According to Al-Bukhaiti, "Ansarullah needs to seize one major city in southern Saudi Arabia for the regime in Riyadh to look really weak. And I think this will happen in the coming weeks."

"This is meant to force peace on the Saudis. If the Saudi regime really feels like it is being threatened, then it will accept a peace deal with the Yemenis. The Saudi regime will do whatever it takes to stay alive," he adds.

But the Saudi regime is not done fighting yet. The pro-Ansarullah activist believes that the forced evacuation of Jizan is part of a broader Saudi strategy.

"They could have used the civilians in Jizan as human shields, but they decided against that because Riyadh knows that it is about loose Jizan. Saudi intelligence has already warned of Ansarullah advances deeper into Jizan. Once that happens, the Saudis plan to carpet-bomb these areas, like they did across much of Yemen and they cannot afford to have their own citizens being killed by Saudi fighter jets. It's easy to tell when someone has been killed in an airstrike," said Al-Bukhaiti.

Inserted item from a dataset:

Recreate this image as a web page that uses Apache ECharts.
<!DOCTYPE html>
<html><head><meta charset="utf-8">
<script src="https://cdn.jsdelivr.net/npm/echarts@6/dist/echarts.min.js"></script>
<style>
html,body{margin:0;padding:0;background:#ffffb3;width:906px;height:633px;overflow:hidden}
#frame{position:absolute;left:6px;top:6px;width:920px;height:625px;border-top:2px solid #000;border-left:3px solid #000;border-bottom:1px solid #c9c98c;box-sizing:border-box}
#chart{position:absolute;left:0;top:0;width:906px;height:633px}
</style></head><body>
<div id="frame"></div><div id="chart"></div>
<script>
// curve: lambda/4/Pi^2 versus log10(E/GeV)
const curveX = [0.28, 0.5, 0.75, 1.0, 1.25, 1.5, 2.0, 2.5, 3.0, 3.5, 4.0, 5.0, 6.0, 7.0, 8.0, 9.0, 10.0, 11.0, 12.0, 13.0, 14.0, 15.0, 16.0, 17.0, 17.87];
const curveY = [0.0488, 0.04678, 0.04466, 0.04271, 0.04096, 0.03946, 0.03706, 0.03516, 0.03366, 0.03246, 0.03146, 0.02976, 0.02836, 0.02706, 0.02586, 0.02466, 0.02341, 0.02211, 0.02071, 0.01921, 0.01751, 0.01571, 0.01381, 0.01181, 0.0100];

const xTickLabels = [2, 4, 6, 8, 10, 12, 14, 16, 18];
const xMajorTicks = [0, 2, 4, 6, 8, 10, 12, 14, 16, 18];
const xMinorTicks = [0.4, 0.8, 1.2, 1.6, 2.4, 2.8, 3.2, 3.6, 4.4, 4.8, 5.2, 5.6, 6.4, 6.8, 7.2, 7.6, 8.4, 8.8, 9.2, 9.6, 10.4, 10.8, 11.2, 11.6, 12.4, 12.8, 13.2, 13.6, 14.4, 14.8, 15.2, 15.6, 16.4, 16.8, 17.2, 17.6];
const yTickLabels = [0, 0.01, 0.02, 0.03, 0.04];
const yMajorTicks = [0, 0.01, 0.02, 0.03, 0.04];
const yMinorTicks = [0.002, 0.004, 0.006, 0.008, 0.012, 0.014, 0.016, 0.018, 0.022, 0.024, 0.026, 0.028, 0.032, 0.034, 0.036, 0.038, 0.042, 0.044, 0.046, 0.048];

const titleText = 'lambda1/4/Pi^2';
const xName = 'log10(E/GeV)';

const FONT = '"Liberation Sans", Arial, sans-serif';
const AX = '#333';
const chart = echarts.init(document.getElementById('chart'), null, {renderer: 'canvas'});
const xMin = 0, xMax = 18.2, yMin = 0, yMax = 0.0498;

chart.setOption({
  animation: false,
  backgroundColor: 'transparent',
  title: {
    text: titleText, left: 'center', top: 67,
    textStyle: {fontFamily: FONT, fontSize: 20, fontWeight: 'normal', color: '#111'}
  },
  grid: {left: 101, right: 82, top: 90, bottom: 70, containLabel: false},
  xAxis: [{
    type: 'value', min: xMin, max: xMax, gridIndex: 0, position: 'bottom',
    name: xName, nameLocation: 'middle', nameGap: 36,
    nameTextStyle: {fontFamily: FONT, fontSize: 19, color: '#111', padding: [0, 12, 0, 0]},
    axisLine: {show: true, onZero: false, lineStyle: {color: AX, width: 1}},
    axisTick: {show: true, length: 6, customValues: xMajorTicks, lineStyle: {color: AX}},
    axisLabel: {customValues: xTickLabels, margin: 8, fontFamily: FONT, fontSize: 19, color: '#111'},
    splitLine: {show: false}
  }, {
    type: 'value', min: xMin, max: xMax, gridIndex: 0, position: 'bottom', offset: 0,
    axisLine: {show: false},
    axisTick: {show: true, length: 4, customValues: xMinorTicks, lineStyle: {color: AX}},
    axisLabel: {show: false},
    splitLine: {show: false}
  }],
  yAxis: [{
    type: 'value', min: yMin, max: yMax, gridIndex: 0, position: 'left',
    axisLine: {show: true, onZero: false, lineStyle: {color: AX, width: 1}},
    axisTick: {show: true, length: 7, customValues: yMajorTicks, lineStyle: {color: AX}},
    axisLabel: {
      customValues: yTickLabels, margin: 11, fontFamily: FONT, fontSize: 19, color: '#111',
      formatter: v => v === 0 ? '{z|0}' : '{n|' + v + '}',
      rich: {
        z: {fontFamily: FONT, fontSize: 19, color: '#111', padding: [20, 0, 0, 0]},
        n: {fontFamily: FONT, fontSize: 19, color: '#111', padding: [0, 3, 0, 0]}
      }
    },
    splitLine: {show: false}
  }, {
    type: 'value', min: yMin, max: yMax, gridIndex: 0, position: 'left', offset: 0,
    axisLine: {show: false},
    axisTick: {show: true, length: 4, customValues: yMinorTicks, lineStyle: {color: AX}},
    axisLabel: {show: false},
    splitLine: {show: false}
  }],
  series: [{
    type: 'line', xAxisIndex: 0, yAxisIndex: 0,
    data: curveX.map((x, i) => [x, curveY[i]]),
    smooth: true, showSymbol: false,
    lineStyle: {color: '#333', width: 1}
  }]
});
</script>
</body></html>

With that in mind, the coming weeks and perhaps months may be especially bloody.

Nonetheless, the Saudi-led operation against Yemen looks increasingly like it has an expiry date.

That day cannot come soon enough for a country facing an ever-deepening humanitarian disaster, a death toll rising to almost 10,000 and at least 370,000 children suffering from severe acute malnutrition.